• Exercise objective: Please reproduce exactly the lines between the line holding "Reproduce this chart" and the line holding "const line = d3.line<[number, number]>();", inclusive, leaving out any pictures.

━━━━━ Provided entries

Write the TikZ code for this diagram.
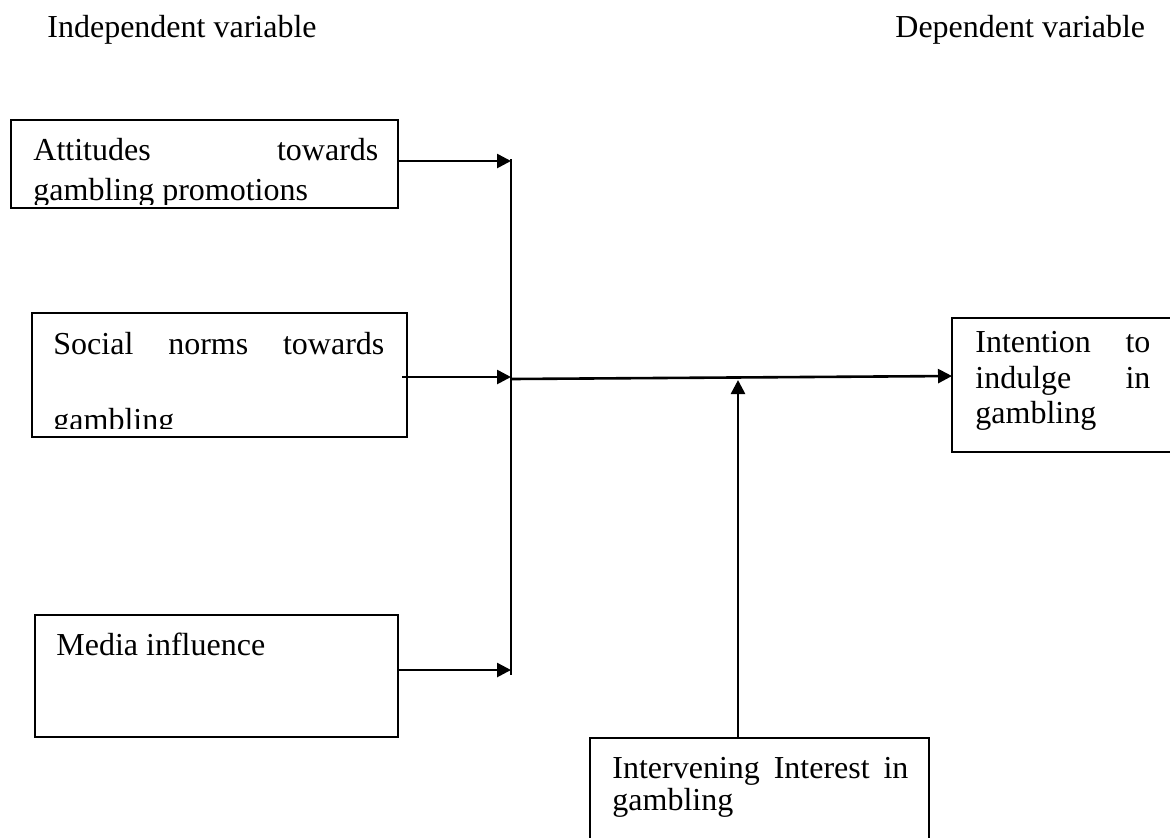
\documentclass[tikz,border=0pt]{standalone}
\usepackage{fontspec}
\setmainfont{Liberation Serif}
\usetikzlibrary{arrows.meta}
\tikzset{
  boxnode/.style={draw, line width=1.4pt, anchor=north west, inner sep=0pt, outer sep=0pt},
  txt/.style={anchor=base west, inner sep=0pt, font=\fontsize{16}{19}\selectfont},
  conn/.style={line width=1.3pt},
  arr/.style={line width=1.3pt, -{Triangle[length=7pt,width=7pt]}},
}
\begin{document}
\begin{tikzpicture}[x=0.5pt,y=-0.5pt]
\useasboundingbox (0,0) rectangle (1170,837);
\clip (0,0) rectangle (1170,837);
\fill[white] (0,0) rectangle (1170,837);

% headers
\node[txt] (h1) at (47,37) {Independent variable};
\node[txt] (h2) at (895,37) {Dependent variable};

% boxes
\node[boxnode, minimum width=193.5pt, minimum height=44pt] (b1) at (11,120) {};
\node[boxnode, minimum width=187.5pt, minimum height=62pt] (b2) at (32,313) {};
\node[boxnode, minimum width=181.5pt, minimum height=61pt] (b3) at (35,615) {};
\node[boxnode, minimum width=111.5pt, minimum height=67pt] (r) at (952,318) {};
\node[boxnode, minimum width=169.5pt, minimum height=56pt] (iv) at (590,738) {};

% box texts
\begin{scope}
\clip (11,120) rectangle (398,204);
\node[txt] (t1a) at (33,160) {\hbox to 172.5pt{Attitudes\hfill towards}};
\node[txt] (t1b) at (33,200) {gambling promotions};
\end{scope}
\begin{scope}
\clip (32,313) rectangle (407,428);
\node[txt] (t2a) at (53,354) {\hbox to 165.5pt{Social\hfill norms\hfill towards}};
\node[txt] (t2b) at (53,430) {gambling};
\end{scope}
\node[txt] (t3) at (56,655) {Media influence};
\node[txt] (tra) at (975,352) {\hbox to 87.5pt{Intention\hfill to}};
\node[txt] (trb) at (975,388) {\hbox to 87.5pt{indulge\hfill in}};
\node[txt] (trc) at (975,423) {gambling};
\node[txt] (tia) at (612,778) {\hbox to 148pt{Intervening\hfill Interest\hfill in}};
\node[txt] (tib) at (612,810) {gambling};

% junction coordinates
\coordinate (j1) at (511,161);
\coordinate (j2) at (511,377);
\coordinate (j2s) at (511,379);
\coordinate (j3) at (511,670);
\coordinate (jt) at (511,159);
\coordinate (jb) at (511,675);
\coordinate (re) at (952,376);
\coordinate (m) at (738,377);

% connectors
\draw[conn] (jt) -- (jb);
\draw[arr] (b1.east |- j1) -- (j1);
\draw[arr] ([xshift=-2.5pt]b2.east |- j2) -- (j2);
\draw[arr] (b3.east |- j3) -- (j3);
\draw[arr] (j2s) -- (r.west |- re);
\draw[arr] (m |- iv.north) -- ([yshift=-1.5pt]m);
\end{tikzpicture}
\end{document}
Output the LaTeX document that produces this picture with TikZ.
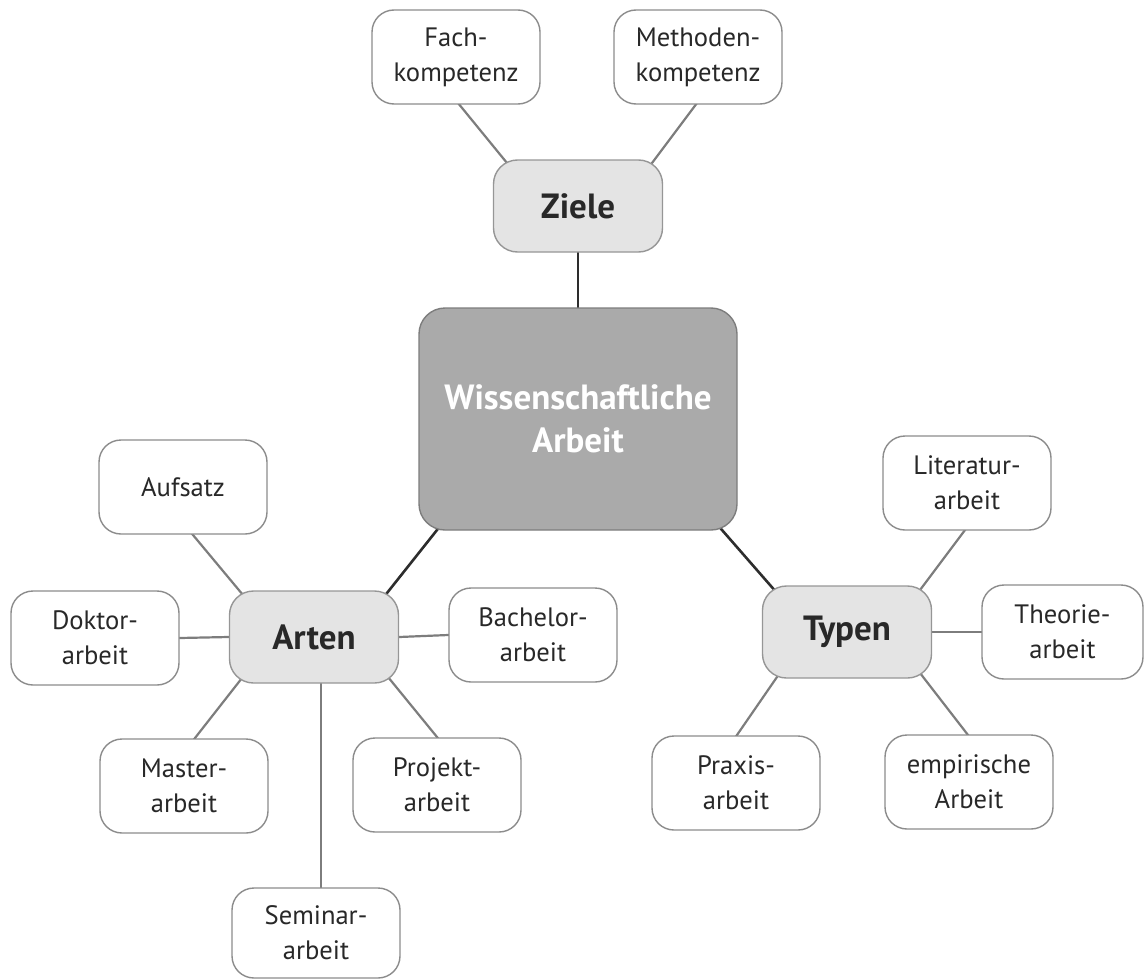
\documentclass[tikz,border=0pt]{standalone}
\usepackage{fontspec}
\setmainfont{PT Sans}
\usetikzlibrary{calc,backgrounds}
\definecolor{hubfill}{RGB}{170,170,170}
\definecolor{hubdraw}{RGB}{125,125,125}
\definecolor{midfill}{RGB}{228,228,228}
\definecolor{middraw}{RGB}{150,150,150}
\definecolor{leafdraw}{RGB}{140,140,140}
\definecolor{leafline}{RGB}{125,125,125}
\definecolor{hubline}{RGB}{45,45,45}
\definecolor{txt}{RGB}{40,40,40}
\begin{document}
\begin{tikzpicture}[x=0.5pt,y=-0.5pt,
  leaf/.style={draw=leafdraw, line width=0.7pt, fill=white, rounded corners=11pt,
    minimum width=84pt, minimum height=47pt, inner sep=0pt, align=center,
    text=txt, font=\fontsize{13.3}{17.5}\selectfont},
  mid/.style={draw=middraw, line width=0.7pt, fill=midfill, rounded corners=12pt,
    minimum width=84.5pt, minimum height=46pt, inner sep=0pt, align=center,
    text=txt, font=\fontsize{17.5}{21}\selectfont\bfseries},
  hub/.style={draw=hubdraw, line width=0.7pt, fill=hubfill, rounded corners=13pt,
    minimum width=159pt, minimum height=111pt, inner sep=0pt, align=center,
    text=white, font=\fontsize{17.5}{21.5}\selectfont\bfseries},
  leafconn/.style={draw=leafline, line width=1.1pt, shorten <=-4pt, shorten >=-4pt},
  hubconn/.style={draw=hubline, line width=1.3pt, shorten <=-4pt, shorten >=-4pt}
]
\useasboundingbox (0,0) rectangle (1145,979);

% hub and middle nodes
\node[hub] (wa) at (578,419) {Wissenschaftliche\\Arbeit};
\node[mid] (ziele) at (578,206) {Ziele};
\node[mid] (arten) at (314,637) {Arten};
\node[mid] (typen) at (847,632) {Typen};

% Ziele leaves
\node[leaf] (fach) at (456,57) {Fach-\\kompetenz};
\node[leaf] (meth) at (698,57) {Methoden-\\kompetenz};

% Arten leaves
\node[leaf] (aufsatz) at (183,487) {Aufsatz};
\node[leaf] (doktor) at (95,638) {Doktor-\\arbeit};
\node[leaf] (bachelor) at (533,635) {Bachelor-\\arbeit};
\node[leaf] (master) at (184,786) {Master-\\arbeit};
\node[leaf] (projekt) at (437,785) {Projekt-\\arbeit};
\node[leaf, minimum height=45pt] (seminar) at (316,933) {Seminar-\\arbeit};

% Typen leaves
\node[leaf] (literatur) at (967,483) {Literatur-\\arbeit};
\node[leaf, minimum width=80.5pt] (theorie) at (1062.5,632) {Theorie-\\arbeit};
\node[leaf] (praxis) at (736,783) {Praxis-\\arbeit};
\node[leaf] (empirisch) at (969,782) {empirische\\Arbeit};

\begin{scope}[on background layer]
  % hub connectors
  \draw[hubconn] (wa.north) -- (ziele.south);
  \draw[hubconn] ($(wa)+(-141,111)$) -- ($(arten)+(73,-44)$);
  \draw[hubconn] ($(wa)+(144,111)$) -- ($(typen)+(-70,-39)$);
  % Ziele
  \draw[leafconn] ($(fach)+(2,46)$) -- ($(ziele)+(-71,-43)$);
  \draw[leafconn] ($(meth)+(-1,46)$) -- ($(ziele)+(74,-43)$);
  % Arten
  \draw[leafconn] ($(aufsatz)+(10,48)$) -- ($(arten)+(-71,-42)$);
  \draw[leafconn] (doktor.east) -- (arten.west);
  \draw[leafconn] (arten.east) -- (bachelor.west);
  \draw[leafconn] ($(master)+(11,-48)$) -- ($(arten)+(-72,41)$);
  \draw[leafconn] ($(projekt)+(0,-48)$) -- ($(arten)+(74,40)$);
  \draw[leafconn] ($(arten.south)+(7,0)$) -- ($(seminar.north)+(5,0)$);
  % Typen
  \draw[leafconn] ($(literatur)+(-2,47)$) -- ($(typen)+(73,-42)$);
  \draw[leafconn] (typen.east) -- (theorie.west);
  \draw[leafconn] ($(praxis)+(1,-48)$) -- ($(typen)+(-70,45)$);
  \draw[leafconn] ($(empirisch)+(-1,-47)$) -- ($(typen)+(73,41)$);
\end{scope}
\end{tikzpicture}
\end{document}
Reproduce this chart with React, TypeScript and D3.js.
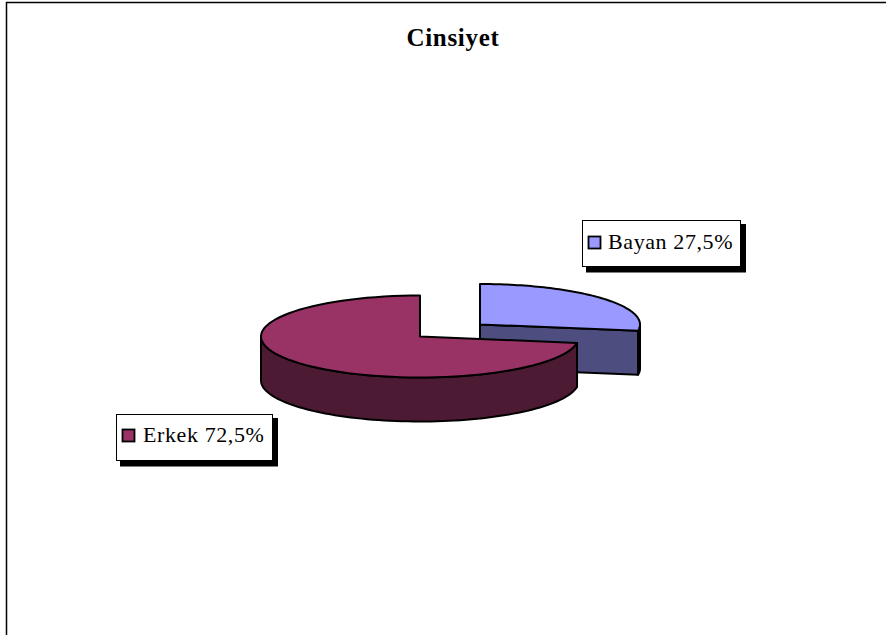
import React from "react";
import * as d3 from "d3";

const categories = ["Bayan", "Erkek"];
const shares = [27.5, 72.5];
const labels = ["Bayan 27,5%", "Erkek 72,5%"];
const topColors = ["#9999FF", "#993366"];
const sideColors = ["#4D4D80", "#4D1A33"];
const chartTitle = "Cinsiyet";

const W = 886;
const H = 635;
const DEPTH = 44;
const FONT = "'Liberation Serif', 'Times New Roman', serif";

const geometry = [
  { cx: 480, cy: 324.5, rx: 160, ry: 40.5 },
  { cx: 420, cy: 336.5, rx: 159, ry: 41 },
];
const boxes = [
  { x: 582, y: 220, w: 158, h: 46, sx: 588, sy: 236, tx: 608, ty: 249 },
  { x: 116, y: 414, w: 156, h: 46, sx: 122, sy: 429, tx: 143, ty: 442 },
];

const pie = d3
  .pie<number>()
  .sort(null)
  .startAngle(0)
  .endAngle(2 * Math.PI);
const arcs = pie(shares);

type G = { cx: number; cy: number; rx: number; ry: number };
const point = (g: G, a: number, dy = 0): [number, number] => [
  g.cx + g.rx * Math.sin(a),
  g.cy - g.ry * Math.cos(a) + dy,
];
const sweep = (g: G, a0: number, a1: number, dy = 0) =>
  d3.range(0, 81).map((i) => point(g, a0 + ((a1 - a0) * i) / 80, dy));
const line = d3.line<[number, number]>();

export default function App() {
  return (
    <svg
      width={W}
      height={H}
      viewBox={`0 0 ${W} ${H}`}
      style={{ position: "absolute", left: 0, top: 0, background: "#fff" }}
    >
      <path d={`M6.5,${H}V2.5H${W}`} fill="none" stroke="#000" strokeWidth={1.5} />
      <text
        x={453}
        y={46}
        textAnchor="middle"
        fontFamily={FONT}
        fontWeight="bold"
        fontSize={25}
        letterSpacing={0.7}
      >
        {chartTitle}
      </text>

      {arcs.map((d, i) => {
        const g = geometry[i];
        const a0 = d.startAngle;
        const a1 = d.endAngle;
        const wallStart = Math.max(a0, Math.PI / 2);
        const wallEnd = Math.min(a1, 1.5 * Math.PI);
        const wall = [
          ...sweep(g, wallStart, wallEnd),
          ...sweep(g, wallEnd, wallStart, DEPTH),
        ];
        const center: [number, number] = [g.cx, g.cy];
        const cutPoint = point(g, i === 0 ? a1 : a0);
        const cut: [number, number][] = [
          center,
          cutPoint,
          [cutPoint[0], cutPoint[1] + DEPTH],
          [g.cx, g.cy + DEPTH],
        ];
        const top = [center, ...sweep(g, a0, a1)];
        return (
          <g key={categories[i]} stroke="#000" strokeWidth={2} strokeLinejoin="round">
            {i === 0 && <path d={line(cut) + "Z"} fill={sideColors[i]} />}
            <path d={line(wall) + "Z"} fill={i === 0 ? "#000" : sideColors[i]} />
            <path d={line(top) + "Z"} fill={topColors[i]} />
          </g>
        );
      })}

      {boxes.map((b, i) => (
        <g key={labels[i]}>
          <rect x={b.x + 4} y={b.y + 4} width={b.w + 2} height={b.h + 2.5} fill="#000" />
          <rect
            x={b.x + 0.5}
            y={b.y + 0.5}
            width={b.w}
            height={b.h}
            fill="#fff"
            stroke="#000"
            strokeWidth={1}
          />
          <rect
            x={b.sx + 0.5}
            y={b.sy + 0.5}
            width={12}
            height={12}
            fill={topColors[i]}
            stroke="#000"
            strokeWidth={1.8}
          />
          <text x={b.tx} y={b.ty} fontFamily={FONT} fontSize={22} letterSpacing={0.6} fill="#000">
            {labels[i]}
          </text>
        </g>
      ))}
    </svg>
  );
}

━━━━━━━━━━

• Completed task:
Reproduce this chart with React, TypeScript and D3.js.
import React from "react";
import * as d3 from "d3";

const categories = ["Bayan", "Erkek"];
const shares = [27.5, 72.5];
const labels = ["Bayan 27,5%", "Erkek 72,5%"];
const topColors = ["#9999FF", "#993366"];
const sideColors = ["#4D4D80", "#4D1A33"];
const chartTitle = "Cinsiyet";

const W = 886;
const H = 635;
const DEPTH = 44;
const FONT = "'Liberation Serif', 'Times New Roman', serif";

const geometry = [
  { cx: 480, cy: 324.5, rx: 160, ry: 40.5 },
  { cx: 420, cy: 336.5, rx: 159, ry: 41 },
];
const boxes = [
  { x: 582, y: 220, w: 158, h: 46, sx: 588, sy: 236, tx: 608, ty: 249 },
  { x: 116, y: 414, w: 156, h: 46, sx: 122, sy: 429, tx: 143, ty: 442 },
];

const pie = d3
  .pie<number>()
  .sort(null)
  .startAngle(0)
  .endAngle(2 * Math.PI);
const arcs = pie(shares);

type G = { cx: number; cy: number; rx: number; ry: number };
const point = (g: G, a: number, dy = 0): [number, number] => [
  g.cx + g.rx * Math.sin(a),
  g.cy - g.ry * Math.cos(a) + dy,
];
const sweep = (g: G, a0: number, a1: number, dy = 0) =>
  d3.range(0, 81).map((i) => point(g, a0 + ((a1 - a0) * i) / 80, dy));
const line = d3.line<[number, number]>();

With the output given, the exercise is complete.